The A380 will bring relief for the air transportation hub FRA
Frankfurt Airport (FRA) is the most important hub in passenger air transportation in Europe, beside London-Heathrow and Paris-Charles de Gaulles. More than half of FRA's 54 million passengers per year are transfers. They connect mainly between intercontinental flights (from North and South America as well as the Far East) and onward flights and high-speed rail services to destinations in Germany, Europe and other parts of the world.Thus FRA is a pivotal point that links the better part of intra-European air services with long-haul overseas flights. This hub function (in trade lingo "hub and spokes" system) makes economic and ecologic sense.

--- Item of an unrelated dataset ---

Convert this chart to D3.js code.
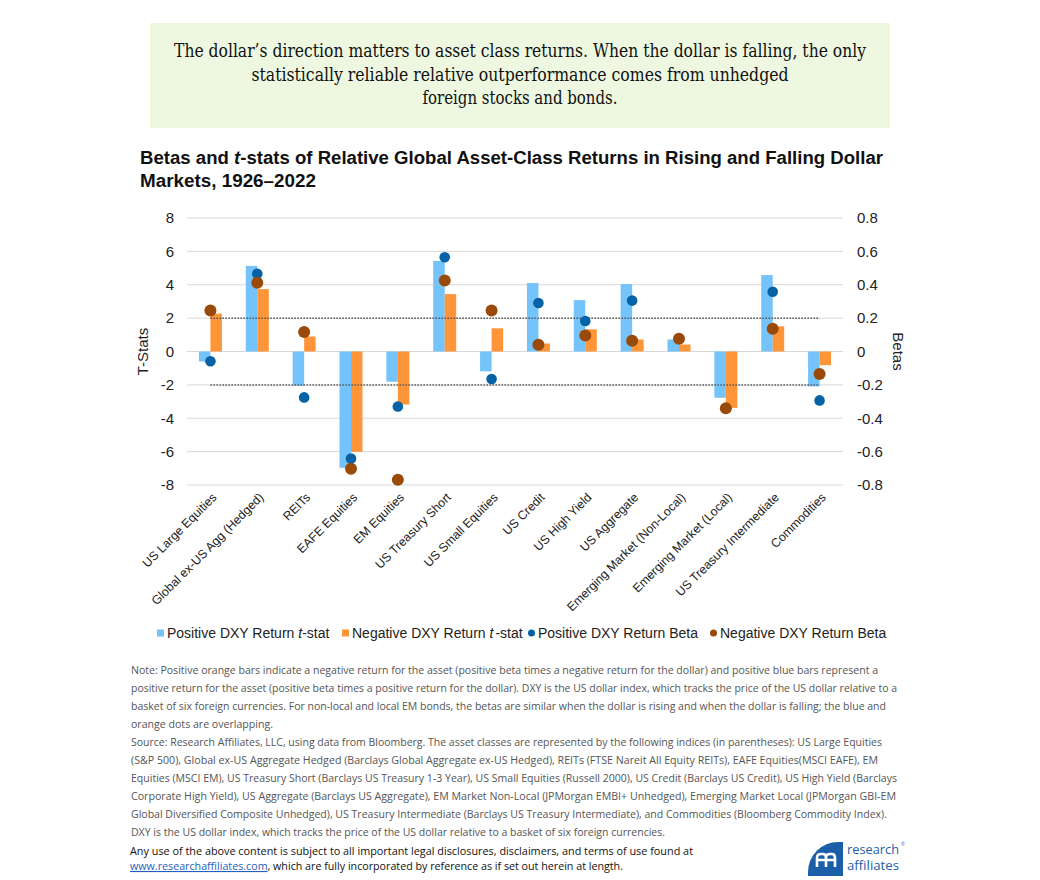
<!DOCTYPE html>
<html>
<head>
<meta charset="utf-8">
<script src="https://cdn.jsdelivr.net/npm/d3@7"></script>
<style>
  body { margin: 0; background: #fff; }
  svg text { font-family: "Liberation Sans", Arial, sans-serif; }
</style>
</head>
<body>
<svg id="chart" width="1040" height="880"></svg>
<script>
const categories = [
  'US Large Equities', 'Global ex-US Agg (Hedged)', 'REITs', 'EAFE Equities',
  'EM Equities', 'US Treasury Short', 'US Small Equities', 'US Credit',
  'US High Yield', 'US Aggregate', 'Emerging Market (Non-Local)',
  'Emerging Market (Local)', 'US Treasury Intermediate', 'Commodities'
];
const posTstat = [-0.6, 5.13, -2.05, -6.97, -1.81, 5.43, -1.19, 4.1, 3.08, 4.04, 0.72, -2.77, 4.58, -2.09];
const negTstat = [2.27, 3.74, 0.9, -6.01, -3.18, 3.44, 1.39, 0.48, 1.33, 0.72, 0.42, -3.38, 1.51, -0.82];
const posBeta = [-0.058, 0.466, -0.275, -0.641, -0.33, 0.565, -0.165, 0.291, 0.183, 0.305, 0.076, -0.34, 0.358, -0.293];
const negBeta = [0.245, 0.412, 0.117, -0.702, -0.768, 0.426, 0.245, 0.04, 0.096, 0.064, 0.076, -0.34, 0.137, -0.135];
const tTicks = [-8, -6, -4, -2, 0, 2, 4, 6, 8];
const betaTicks = [-0.8, -0.6, -0.4, -0.2, 0, 0.2, 0.4, 0.6, 0.8];
const thresholds = [2, -2];

const headline = [
  'The dollar\u2019s direction matters to asset class returns. When the dollar is falling, the only',
  'statistically reliable relative outperformance comes from unhedged',
  'foreign stocks and bonds.'
];
const noteLines = [
  'Note: Positive orange bars indicate a negative return for the asset (positive beta times a negative return for the dollar) and positive blue bars represent a',
  'positive return for the asset (positive beta times a positive return for the dollar). DXY is the US dollar index, which tracks the price of the US dollar relative to a',
  'basket of six foreign currencies. For non-local and local EM bonds, the betas are similar when the dollar is rising and when the dollar is falling; the blue and',
  'orange dots are overlapping.',
  'Source: Research Affiliates, LLC, using data from Bloomberg. The asset classes are represented by the following indices (in parentheses): US Large Equities',
  '(S&P 500), Global ex-US Aggregate Hedged (Barclays Global Aggregate ex-US Hedged), REITs (FTSE Nareit All Equity REITs), EAFE Equities(MSCI EAFE), EM',
  'Equities (MSCI EM), US Treasury Short (Barclays US Treasury 1-3 Year), US Small Equities (Russell 2000), US Credit (Barclays US Credit), US High Yield (Barclays',
  'Corporate High Yield), US Aggregate (Barclays US Aggregate), EM Market Non-Local (JPMorgan EMBI+ Unhedged), Emerging Market Local (JPMorgan GBI-EM',
  'Global Diversified Composite Unhedged), US Treasury Intermediate (Barclays US Treasury Intermediate), and Commodities (Bloomberg Commodity Index).',
  'DXY is the US dollar index, which tracks the price of the US dollar relative to a basket of six foreign currencies.'
];
// measured widths of the note lines in the original
const noteWidths = [747, 766, 755, 142, 751, 747, 766, 765, 756, 534];

const colors = { posBar: '#75c3fb', negBar: '#fe9538', posDot: '#0562a6', negDot: '#9a4a08' };

const svg = d3.select('#chart');
svg.append('rect').attr('width', 1040).attr('height', 880).attr('fill', '#fff');

// headline box
svg.append('rect').attr('x', 150).attr('y', 23).attr('width', 740).attr('height', 105).attr('fill', '#eef8e1');
const headWidths = [692, 537, 195];
svg.selectAll('.head')
  .data(headline)
  .enter()
  .append('text')
  .attr('class', 'head')
  .attr('x', 520)
  .attr('y', (d, i) => 57 + i * 23.5)
  .attr('text-anchor', 'middle')
  .attr('textLength', (d, i) => headWidths[i])
  .attr('lengthAdjust', 'spacingAndGlyphs')
  .style('font-family', '"DejaVu Serif Condensed", "DejaVu Serif", serif')
  .style('font-size', '18.5px')
  .attr('fill', '#111')
  .text((d) => d);

// chart title
const t1 = svg.append('text').attr('x', 140).attr('y', 164)
  .attr('textLength', 743).attr('lengthAdjust', 'spacingAndGlyphs')
  .style('font-size', '18px').style('font-weight', 'bold').attr('fill', '#111');
t1.append('tspan').text('Betas and ');
t1.append('tspan').style('font-style', 'italic').text('t');
t1.append('tspan').text('-stats of Relative Global Asset-Class Returns in Rising and Falling Dollar');
svg.append('text').attr('x', 140).attr('y', 187)
  .attr('textLength', 176).attr('lengthAdjust', 'spacingAndGlyphs')
  .style('font-size', '18px').style('font-weight', 'bold').attr('fill', '#111')
  .text('Markets, 1926\u20132022');

// scales
const plotLeft = 187, plotRight = 843, plotTop = 218, plotBottom = 485;
const x = d3.scaleBand().domain(categories).range([plotLeft, plotRight]).paddingInner(0).paddingOuter(0);
const y = d3.scaleLinear().domain([-8, 8]).range([plotBottom, plotTop]);
const yBeta = d3.scaleLinear().domain([-0.8, 0.8]).range([plotBottom, plotTop]);
const barW = 11.5;
const cx = (c) => x(c) + x.bandwidth() / 2;

// gridlines
svg.append('g')
  .selectAll('line')
  .data(tTicks)
  .enter()
  .append('line')
  .attr('x1', plotLeft).attr('x2', plotRight)
  .attr('y1', (d) => y(d)).attr('y2', (d) => y(d))
  .attr('stroke', '#d9d9d9').attr('stroke-width', 1);

// axes (plain hyphen minus, like the original)
const yAxis = d3.axisLeft(y).tickValues(tTicks).tickSize(0).tickPadding(0)
  .tickFormat((d) => String(d));
svg.append('g')
  .attr('transform', 'translate(174,0)')
  .call(yAxis)
  .call((g) => g.select('.domain').remove())
  .selectAll('text')
  .style('font-family', '"Liberation Sans", Arial, sans-serif')
  .style('font-size', '15px').attr('fill', '#222');

const yAxisR = d3.axisRight(yBeta).tickValues(betaTicks).tickSize(0).tickPadding(0)
  .tickFormat((d) => (d === 0 ? '0' : String(d)));
svg.append('g')
  .attr('transform', 'translate(857,0)')
  .call(yAxisR)
  .call((g) => g.select('.domain').remove())
  .selectAll('text')
  .style('font-family', '"Liberation Sans", Arial, sans-serif')
  .style('font-size', '15px').attr('fill', '#222');

svg.append('text')
  .attr('transform', `translate(148,${y(0)}) rotate(-90)`)
  .attr('text-anchor', 'middle')
  .style('font-size', '15px').attr('fill', '#222')
  .text('T-Stats');
svg.append('text')
  .attr('transform', `translate(893,${y(0)}) rotate(90)`)
  .attr('text-anchor', 'middle')
  .style('font-size', '15px').attr('fill', '#222')
  .text('Betas');

// bars
const bars = svg.append('g');
bars.selectAll('.pos-bar')
  .data(posTstat)
  .enter()
  .append('rect')
  .attr('class', 'pos-bar')
  .attr('x', (d, i) => cx(categories[i]) - barW)
  .attr('width', barW)
  .attr('y', (d) => Math.min(y(d), y(0)))
  .attr('height', (d) => Math.abs(y(d) - y(0)))
  .attr('fill', colors.posBar);
bars.selectAll('.neg-bar')
  .data(negTstat)
  .enter()
  .append('rect')
  .attr('class', 'neg-bar')
  .attr('x', (d, i) => cx(categories[i]))
  .attr('width', barW)
  .attr('y', (d) => Math.min(y(d), y(0)))
  .attr('height', (d) => Math.abs(y(d) - y(0)))
  .attr('fill', colors.negBar);

// +/-2 significance lines
svg.append('g')
  .selectAll('line')
  .data(thresholds)
  .enter()
  .append('line')
  .attr('x1', cx(categories[0])).attr('x2', cx(categories[categories.length - 1]))
  .attr('y1', (d) => y(d)).attr('y2', (d) => y(d))
  .attr('stroke', '#555').attr('stroke-width', 1.5).attr('stroke-dasharray', '1.5,1.5');

// beta dots
svg.append('g')
  .selectAll('circle')
  .data(posBeta)
  .enter()
  .append('circle')
  .attr('cx', (d, i) => cx(categories[i]))
  .attr('cy', (d) => yBeta(d))
  .attr('r', 5.3)
  .attr('fill', colors.posDot);
svg.append('g')
  .selectAll('circle')
  .data(negBeta)
  .enter()
  .append('circle')
  .attr('cx', (d, i) => cx(categories[i]))
  .attr('cy', (d) => yBeta(d))
  .attr('r', 6)
  .attr('fill', colors.negDot);

// category labels
svg.append('g')
  .selectAll('text')
  .data(categories)
  .enter()
  .append('text')
  .attr('transform', (d) => `translate(${cx(d) + 4},${495}) rotate(-45)`)
  .attr('text-anchor', 'end')
  .attr('dy', '0.35em')
  .style('font-size', '12.3px').attr('fill', '#222')
  .text((d) => d);

// legend
const legend = [
  { label: 'Positive DXY Return ', it: 't', rest: '-stat', shape: 'rect', color: colors.posBar, x: 157 },
  { label: 'Negative DXY Return ', it: 't', rest: '-stat', shape: 'rect', color: colors.negBar, x: 342 },
  { label: 'Positive DXY Return Beta', it: '', rest: '', shape: 'circle', color: colors.posDot, x: 528 },
  { label: 'Negative DXY Return Beta', it: '', rest: '', shape: 'circle', color: colors.negDot, x: 710 }
];
const lg = svg.append('g').selectAll('g').data(legend).enter().append('g')
  .attr('transform', (d) => `translate(${d.x},633)`);
lg.filter((d) => d.shape === 'rect').append('rect')
  .attr('x', 0).attr('y', -3.5).attr('width', 7).attr('height', 7).attr('fill', (d) => d.color);
lg.filter((d) => d.shape === 'circle').append('circle')
  .attr('cx', 3.5).attr('cy', 0).attr('r', 3.5).attr('fill', (d) => d.color);
const lt = lg.append('text').attr('x', 10).attr('dy', '0.35em')
  .style('font-size', '14px').attr('fill', '#222');
lt.append('tspan').text((d) => d.label);
lt.append('tspan').style('font-style', 'italic').text((d) => d.it);
lt.append('tspan').attr('dx', (d) => (d.it && d.x > 300 ? 2 : 0)).text((d) => d.rest);

// notes
svg.append('g')
  .selectAll('text')
  .data(noteLines)
  .enter()
  .append('text')
  .attr('x', 131)
  .attr('y', (d, i) => 674 + i * 18)
  .attr('textLength', (d, i) => noteWidths[i])
  .attr('lengthAdjust', 'spacingAndGlyphs')
  .style('font-family', '"Open Sans", sans-serif')
  .style('font-size', '10.5px')
  .attr('fill', '#555')
  .text((d) => d);

// footer
svg.append('text').attr('x', 130).attr('y', 855)
  .attr('textLength', 563).attr('lengthAdjust', 'spacingAndGlyphs')
  .style('font-family', '"Open Sans", sans-serif').style('font-size', '10.8px').attr('fill', '#111')
  .text('Any use of the above content is subject to all important legal disclosures, disclaimers, and terms of use found at');
const f2 = svg.append('text').attr('x', 130).attr('y', 870)
  .attr('textLength', 493).attr('lengthAdjust', 'spacingAndGlyphs')
  .style('font-family', '"Open Sans", sans-serif').style('font-size', '10.8px').attr('fill', '#111');
f2.append('tspan').attr('fill', '#1f5fbf').style('text-decoration', 'underline').text('www.researchaffiliates.com');
f2.append('tspan').text(', which are fully incorporated by reference as if set out herein at length.');

// logo
const logo = svg.append('g').attr('transform', 'translate(808,842)');
logo.append('path')
  .attr('d', 'M0,34 L0,30 A30,30 0 0 1 30,0 L35,0 L35,34 Z')
  .attr('fill', '#1a5fa8');
logo.append('path')
  .attr('d', 'M9,25 L9,16 Q9,12 13,12 L15,12 Q18,12 18,16 L18,25 M18,16 Q18,12 22,12 L24,12 Q27,12 27,16 L27,25 M9,18 L27,18')
  .attr('fill', 'none').attr('stroke', '#fff').attr('stroke-width', 2.6);
logo.append('text').attr('x', 39).attr('y', 12)
  .attr('textLength', 52).attr('lengthAdjust', 'spacingAndGlyphs')
  .style('font-family', '"Open Sans", sans-serif').style('font-size', '12.5px').attr('fill', '#1a5fa8')
  .text('research');
logo.append('text').attr('x', 93).attr('y', 4)
  .style('font-size', '5px').attr('fill', '#1a5fa8').text('\u00ae');
logo.append('text').attr('x', 39).attr('y', 28)
  .attr('textLength', 52).attr('lengthAdjust', 'spacingAndGlyphs')
  .style('font-family', '"Open Sans", sans-serif').style('font-size', '12.5px').attr('fill', '#1a5fa8')
  .text('affiliates');
</script>
</body>
</html>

Passengers from other parts of Germany and from throughout Europe with overseas destinations fly into Frankfurt on short and medium haul services, make their transfers here, and head out to destinations outside Europe on long-haul flights.
Compared to a costly air service network featuring direct flights between numerous individual destinations, the hub-and-spokes system allows for bundling passenger volumes and reducing total air travel distances. This protects the environment and is cheaper.
Because of FRA's hub function, airline departure and landing slots at FRA are in strong demand.
The new A380 offers a certain relief potential: Designed for use in intercontinental transportation, the A380 can carry noticeably more passengers on a single trip than any other aircraft type in service so far (featuring about 555 seats in a three-class configuration).